Begin Exercise data

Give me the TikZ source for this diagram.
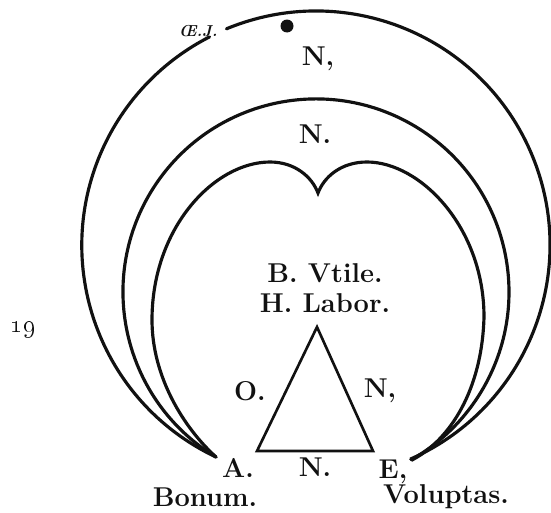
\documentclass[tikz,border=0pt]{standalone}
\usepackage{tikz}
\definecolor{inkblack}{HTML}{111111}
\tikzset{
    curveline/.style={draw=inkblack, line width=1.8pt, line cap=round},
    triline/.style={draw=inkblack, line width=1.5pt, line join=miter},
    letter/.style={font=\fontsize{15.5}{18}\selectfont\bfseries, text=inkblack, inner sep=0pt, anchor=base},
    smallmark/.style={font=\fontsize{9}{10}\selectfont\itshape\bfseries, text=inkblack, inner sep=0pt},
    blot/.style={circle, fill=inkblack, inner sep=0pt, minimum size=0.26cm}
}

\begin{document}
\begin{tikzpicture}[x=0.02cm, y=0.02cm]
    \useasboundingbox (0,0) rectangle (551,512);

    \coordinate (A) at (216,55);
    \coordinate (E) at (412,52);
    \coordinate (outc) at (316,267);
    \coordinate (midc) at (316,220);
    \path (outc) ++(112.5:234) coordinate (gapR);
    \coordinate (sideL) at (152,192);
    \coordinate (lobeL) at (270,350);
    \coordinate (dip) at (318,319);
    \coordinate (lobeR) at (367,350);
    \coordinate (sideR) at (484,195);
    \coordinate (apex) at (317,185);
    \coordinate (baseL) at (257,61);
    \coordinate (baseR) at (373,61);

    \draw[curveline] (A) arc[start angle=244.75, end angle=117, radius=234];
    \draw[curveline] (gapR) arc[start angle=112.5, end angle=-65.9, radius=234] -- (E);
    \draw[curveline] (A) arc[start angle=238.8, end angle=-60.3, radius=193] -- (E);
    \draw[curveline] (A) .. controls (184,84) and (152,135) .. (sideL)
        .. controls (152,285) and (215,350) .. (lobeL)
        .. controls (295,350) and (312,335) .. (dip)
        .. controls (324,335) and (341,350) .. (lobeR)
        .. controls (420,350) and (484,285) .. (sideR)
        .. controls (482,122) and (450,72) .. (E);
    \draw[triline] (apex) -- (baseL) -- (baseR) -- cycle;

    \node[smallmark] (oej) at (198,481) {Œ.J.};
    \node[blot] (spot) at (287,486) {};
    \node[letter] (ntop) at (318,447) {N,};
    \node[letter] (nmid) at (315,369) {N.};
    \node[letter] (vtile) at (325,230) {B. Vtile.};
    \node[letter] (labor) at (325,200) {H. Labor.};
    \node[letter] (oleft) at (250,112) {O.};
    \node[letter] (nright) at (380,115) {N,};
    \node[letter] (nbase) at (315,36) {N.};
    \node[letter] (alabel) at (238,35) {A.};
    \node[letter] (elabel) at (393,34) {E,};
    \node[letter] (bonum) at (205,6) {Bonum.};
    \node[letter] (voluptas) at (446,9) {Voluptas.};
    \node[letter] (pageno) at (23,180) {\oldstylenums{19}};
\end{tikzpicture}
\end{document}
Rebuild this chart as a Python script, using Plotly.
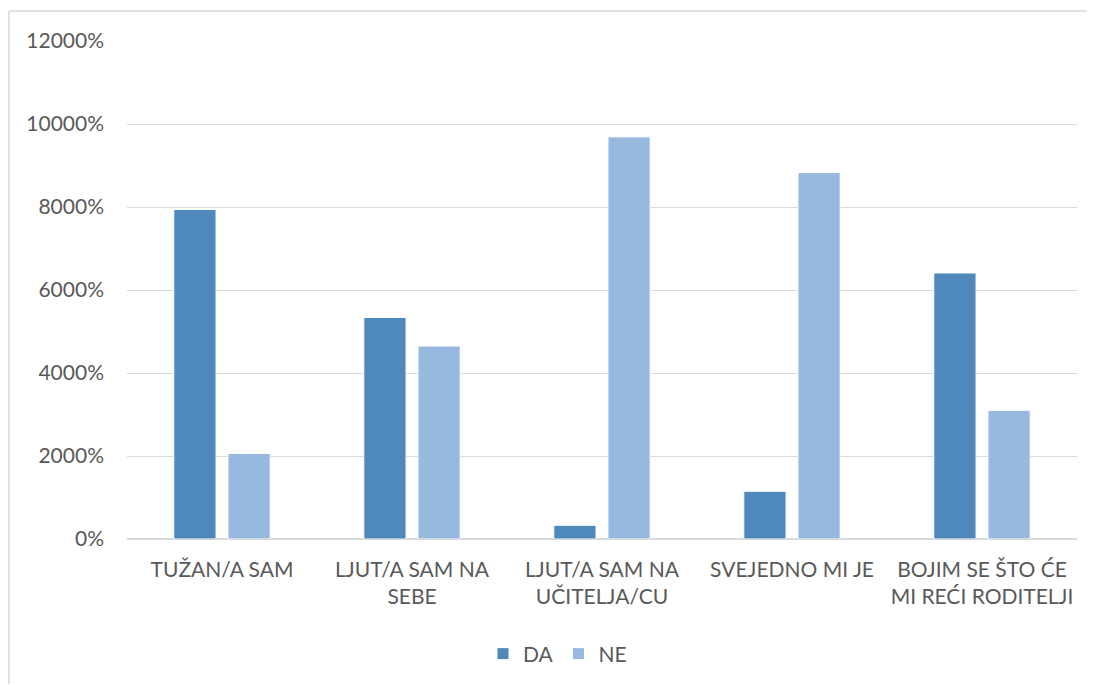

End Exercise data
Begin Exercise data

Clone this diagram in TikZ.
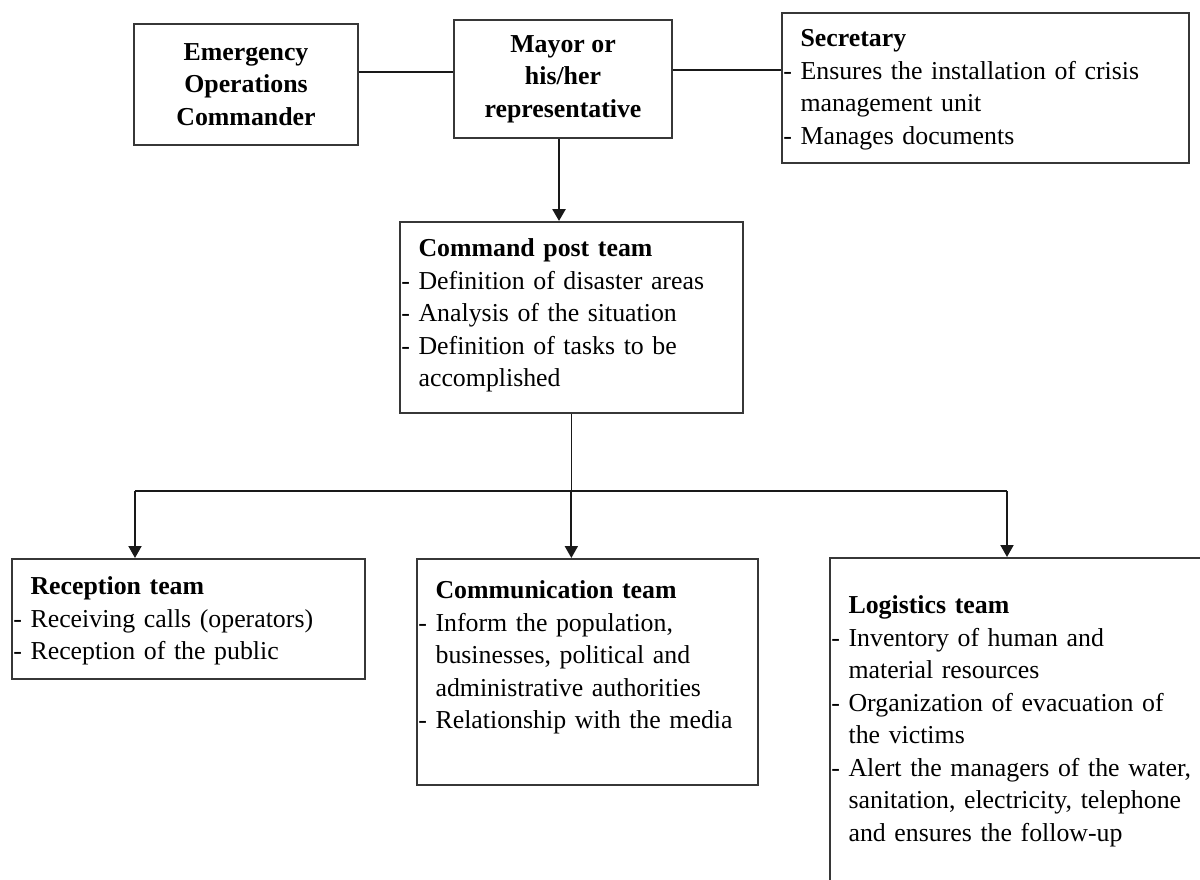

End Exercise data
Begin Exercise data

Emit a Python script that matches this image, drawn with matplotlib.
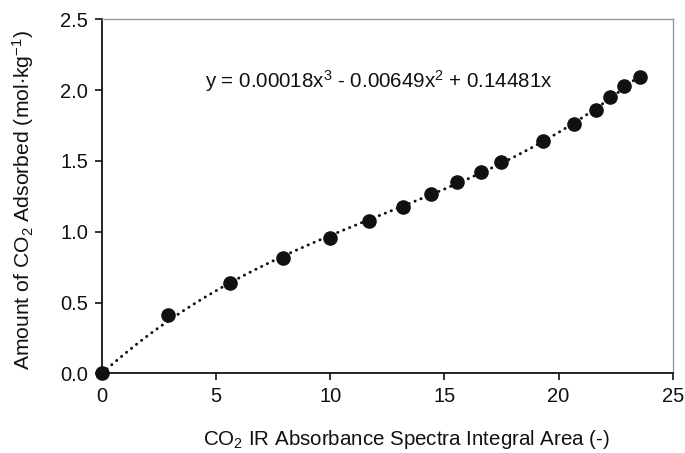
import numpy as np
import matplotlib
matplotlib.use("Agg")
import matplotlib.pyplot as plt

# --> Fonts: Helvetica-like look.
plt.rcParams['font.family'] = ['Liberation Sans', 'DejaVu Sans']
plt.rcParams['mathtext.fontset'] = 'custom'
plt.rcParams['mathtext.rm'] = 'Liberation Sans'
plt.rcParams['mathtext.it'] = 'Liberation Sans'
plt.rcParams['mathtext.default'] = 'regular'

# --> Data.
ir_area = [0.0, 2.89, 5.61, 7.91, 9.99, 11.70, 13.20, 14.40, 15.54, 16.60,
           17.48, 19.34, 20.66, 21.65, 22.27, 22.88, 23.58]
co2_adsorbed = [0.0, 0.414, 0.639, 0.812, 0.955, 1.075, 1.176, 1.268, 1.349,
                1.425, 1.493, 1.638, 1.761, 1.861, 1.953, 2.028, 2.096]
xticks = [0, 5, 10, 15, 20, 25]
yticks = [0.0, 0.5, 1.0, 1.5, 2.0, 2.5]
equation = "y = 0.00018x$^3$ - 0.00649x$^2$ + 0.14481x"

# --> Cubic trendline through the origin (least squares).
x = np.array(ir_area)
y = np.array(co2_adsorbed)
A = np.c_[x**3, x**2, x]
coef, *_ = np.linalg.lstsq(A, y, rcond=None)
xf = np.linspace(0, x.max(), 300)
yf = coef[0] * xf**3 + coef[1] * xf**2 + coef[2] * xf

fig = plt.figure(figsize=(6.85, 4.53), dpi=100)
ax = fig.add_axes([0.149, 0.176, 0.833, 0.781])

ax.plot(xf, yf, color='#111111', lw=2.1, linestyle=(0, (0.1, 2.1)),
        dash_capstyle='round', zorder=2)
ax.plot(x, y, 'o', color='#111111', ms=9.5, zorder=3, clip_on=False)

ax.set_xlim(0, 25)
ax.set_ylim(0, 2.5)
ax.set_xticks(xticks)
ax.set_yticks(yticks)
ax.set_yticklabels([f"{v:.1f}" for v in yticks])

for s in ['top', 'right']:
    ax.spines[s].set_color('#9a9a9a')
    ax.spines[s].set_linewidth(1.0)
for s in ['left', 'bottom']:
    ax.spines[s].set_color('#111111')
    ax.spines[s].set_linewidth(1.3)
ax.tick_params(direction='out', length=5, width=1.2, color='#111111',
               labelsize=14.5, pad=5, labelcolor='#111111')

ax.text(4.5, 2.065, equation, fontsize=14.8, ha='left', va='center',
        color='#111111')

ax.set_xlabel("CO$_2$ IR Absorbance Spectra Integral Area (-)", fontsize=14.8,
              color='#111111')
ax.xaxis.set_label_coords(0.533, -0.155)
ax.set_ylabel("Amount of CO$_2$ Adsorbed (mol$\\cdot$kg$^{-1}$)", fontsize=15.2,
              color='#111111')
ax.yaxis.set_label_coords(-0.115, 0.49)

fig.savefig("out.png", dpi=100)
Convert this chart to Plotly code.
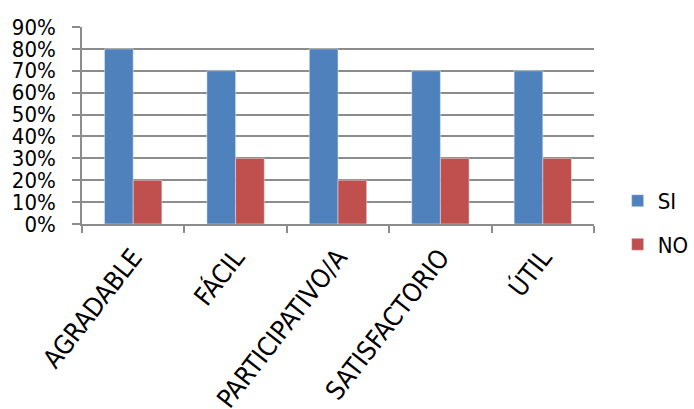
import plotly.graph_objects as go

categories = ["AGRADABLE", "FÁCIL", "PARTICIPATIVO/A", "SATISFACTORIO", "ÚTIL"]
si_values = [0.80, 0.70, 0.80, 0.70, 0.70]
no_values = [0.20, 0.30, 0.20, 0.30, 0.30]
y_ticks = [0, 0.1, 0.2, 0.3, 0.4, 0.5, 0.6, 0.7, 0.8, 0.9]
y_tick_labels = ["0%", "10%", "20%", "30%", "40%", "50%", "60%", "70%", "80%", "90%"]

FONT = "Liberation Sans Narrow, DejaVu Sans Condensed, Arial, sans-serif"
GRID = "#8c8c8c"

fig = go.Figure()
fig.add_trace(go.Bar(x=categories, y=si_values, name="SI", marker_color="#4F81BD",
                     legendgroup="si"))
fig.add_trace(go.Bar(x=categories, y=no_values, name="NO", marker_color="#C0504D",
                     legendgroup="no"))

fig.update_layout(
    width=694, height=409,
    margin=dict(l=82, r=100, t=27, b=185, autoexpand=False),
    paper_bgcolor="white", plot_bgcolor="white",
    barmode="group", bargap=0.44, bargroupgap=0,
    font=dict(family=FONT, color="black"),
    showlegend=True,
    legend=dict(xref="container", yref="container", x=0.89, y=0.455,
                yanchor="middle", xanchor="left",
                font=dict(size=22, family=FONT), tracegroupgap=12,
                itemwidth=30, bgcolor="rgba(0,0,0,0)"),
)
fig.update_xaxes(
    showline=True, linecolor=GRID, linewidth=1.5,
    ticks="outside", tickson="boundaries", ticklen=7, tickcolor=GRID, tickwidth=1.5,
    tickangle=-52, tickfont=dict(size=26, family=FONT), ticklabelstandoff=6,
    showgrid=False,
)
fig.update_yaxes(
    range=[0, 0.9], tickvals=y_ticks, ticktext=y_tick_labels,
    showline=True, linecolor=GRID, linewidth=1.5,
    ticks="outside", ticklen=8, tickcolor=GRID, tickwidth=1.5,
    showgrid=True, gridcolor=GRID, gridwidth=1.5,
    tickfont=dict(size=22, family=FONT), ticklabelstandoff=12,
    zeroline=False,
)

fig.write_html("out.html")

End Exercise data

Do not include pictures. Give again exactly the lines starting at the one with "Give me the TikZ source for this diagram." and ending at the one with "(0,0) rectangle (551,512);", both included.

(Expected answer)
Give me the TikZ source for this diagram.
\documentclass[tikz,border=0pt]{standalone}
\usepackage{tikz}
\definecolor{inkblack}{HTML}{111111}
\tikzset{
    curveline/.style={draw=inkblack, line width=1.8pt, line cap=round},
    triline/.style={draw=inkblack, line width=1.5pt, line join=miter},
    letter/.style={font=\fontsize{15.5}{18}\selectfont\bfseries, text=inkblack, inner sep=0pt, anchor=base},
    smallmark/.style={font=\fontsize{9}{10}\selectfont\itshape\bfseries, text=inkblack, inner sep=0pt},
    blot/.style={circle, fill=inkblack, inner sep=0pt, minimum size=0.26cm}
}

\begin{document}
\begin{tikzpicture}[x=0.02cm, y=0.02cm]
    \useasboundingbox (0,0) rectangle (551,512);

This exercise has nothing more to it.